Dans les années 1950, le monde est en pleine guerre froide, et déchiré entre l'Est et l'Ouest. Le Moyen-Orient est déjà dans le collimateur des grandes puissances occidentales et coloniales, et se retrouve tiraillé selon les intérêts de chacun. Des alliances se forment, des pactes sont signés. Ainsi, dès 1950, le Pakistan signe un accord de défense mutuelle avec les États-Unis. L'année suivante, c'est au tour de la Turquie de choisir son camp en devenant membre de l'Otan. Début 1953, le secrétaire d'État américain John Foster Dulles en profite donc pour proposer au Premier ministre turc Adnan Menderes d'adhérer à un traité à mi-chemin entre l'Otan et l'Otase (Organisation du traité de l'Asie du Sud-Est). La Turquie s'empresse d'accepter, désireuse de s'attirer les bonnes grâces de l'Occident en général et des États-Unis en particulier. Ces derniers préférant rester en retrait pour ne pas être assimilés aux puissances coloniales, la Grande-Bretagne, déjà très ancrée dans la région, joue le rôle d'intermédiaire. Le pacte est signé par la Turquie et l'Irak le 24 février 1955 à Bagdad pour cinq ans renouvelables. La Grande-Bretagne y adhère en avril, le Pakistan en septembre et l'Iran en novembre. Calquée sur le modèle de l'Otan, l'alliance comprend un conseil et un comité militaire permanents.

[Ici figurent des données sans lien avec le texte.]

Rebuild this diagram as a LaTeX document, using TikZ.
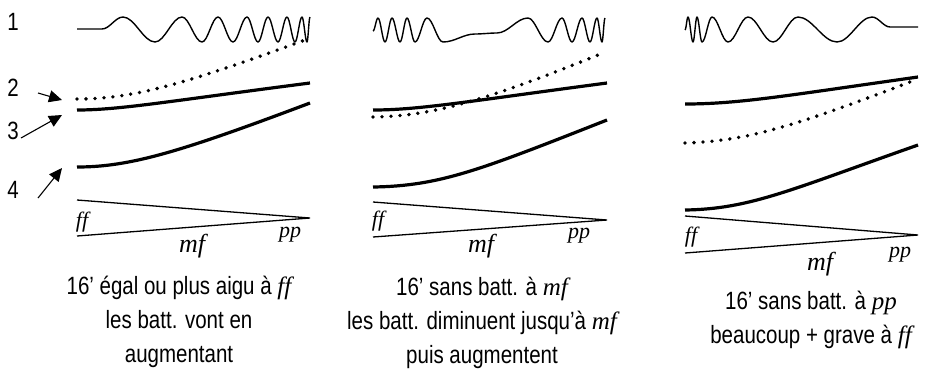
\documentclass[tikz,border=0pt]{standalone}
\usepackage{fontspec}
\setmainfont{Liberation Sans}[FakeStretch=0.82]
\newfontfamily\dynfont{Liberation Serif}
\usepackage{tikz}
\usetikzlibrary{arrows.meta}
\newcommand{\dyn}[1]{{\dynfont\itshape #1}}

\begin{document}
\begin{tikzpicture}[x=1pt,y=-1pt,
  wave/.style={line width=1.4pt,line join=round},
  partial/.style={line width=3.2pt},
  seize/.style={line width=3.8pt,line cap=round,dash pattern=on 0pt off 9pt},
  hairpin/.style={line width=1.3pt,line join=miter},
  num/.style={font=\fontsize{25}{28}\selectfont,inner sep=0pt},
  dynlabel/.style={font=\fontsize{22}{24}\selectfont,inner sep=0pt},
  dynbig/.style={font=\fontsize{26}{28}\selectfont,inner sep=0pt},
  caption/.style={font=\fontsize{25}{34}\selectfont,align=center,
                  inner sep=0pt,anchor=north},
  pointer/.style={-{Triangle[length=13pt,width=12pt]},line width=1.1pt}]
  \useasboundingbox (0,0) rectangle (925,373);

  % labels on the left
  \node[num] (n1) at (13,22) {1};
  \node[num] (n2) at (13,88) {2};
  \node[num] (n3) at (13,131) {3};
  \node[num] (n4) at (13,190) {4};
  \coordinate (s2) at (38,93);   \coordinate (t2) at (62,100);
  \coordinate (s3) at (21,138);  \coordinate (t3) at (62,115);
  \coordinate (s4) at (38,198);  \coordinate (t4) at (62,168);
  \draw[pointer] (s2) -- (t2);
  \draw[pointer] (s3) -- (t3);
  \draw[pointer] (s4) -- (t4);

  % panel 1
  \draw[wave] (77,29) -- (102,29)
    \foreach \x/\y [remember=\x as \lx (initially 102),
                    remember=\y as \ly (initially 29)]
      in {123/17,155/42,182/17,202/42,218/17,233/42,247/17,258/42,
          268/17,278/42,287/17,295/42,302/17,307/42,310/17}
      { cos ({(\lx+\x)/2},{(\ly+\y)/2}) sin (\x,\y) };
  \draw[seize] (77,99) .. controls (130,99) and (180,86) .. (305,40);
  \draw[partial] (77,110) .. controls (120,110) and (170,101) .. (310,83);
  \draw[partial] (77,167) .. controls (130,167) and (180,152) .. (310,103);
  \draw[hairpin] (77,200) -- (310,218) -- (77,236);
  \node[dynlabel] (ff1) at (82,222) {\dyn{ff}};
  \node[dynlabel] (pp1) at (290,235) {\dyn{pp}};
  \node[dynbig] (mf1) at (192,246) {\dyn{mf}};
  \node[caption] (c1) at (179,276)
    {16’ égal ou plus aigu à \dyn{ff}\\les batt. vont en\\augmentant};

  % panel 2
  \draw[wave] (373,31)
    \foreach \x/\y [remember=\x as \lx (initially 373),
                    remember=\y as \ly (initially 31)]
      in {378/18,385/42,392/18,400/42,407/18,415/42,427/18,443/42,
          475/34,497/33,528/18,548/42,562/18,572/42,582/18,590/42,
          597/18,602/42,605/18}
      { cos ({(\lx+\x)/2},{(\ly+\y)/2}) sin (\x,\y) };
  \draw[seize] (373,117) .. controls (430,116) and (480,103) .. (603,53);
  \draw[partial] (373,110) .. controls (420,110) and (470,101) .. (607,83);
  \draw[partial] (373,187) .. controls (440,186) and (480,170) .. (607,120);
  \draw[hairpin] (373,202) -- (607,220) -- (373,237);
  \node[dynlabel] (ff2) at (378,221) {\dyn{ff}};
  \node[dynlabel] (pp2) at (579,236) {\dyn{pp}};
  \node[dynbig] (mf2) at (481,246) {\dyn{mf}};
  \node[caption] (c2) at (482,277)
    {16’ sans batt. à \dyn{mf}\\les batt. diminuent jusqu’à \dyn{mf}\\puis augmentent};

  % panel 3
  \draw[wave] (685,30)
    \foreach \x/\y [remember=\x as \lx (initially 685),
                    remember=\y as \ly (initially 30)]
      in {688/17,693/42,697/17,702/42,712/17,728/42,748/17,773/42,
          798/17,837/42,872/17,890/27}
      { cos ({(\lx+\x)/2},{(\ly+\y)/2}) sin (\x,\y) } -- (918,27);
  \draw[partial] (685,104) .. controls (740,104) and (790,95) .. (918,77);
  \draw[seize] (685,143) .. controls (745,141) and (790,128) .. (910,82);
  \draw[partial] (685,210) .. controls (750,209) and (790,190) .. (918,145);
  \draw[hairpin] (685,216) -- (918,235) -- (685,253);
  \node[dynlabel] (ff3) at (691,237) {\dyn{ff}};
  \node[dynlabel] (pp3) at (900,255) {\dyn{pp}};
  \node[dynbig] (mf3) at (820,264) {\dyn{mf}};
  \node[caption] (c3) at (811,291)
    {16’ sans batt. à \dyn{pp}\\beaucoup + grave à \dyn{ff}};
\end{tikzpicture}
\end{document}
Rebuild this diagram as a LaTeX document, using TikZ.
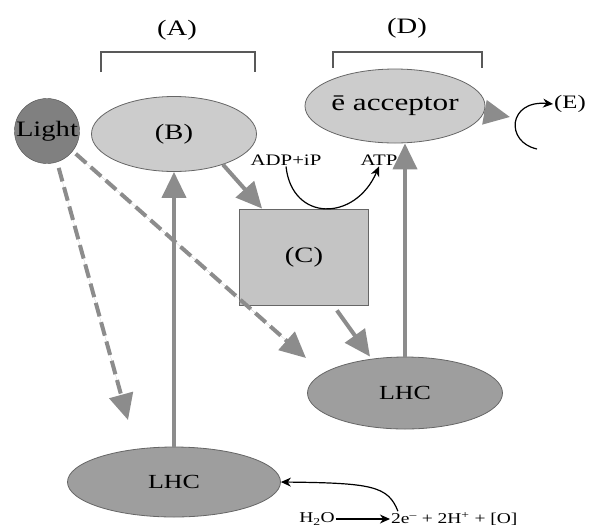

Dès sa mise en place, le pacte rencontre une très forte résistance dans le monde arabe, qui surfe alors sur la vague nationaliste de Gamal Abdel Nasser. Celui-ci accuse l'Irak de trahir la nation arabe, de participer à une politique néo-ottomane, et se lance, avec l'Arabie saoudite, dans une campagne véhémente d'hostilité à l'alliance. La Syrie, la Jordanie et le Liban renoncent à y participer. L'Union soviétique gagne en influence dans la région, tandis que les États-Unis décident de s'appuyer définitivement sur Israël. Le retrait de l'Irak en 1959 et la révolution iranienne de 1979 confirment la fin du pacte qui, en fin de compte, fut un échec.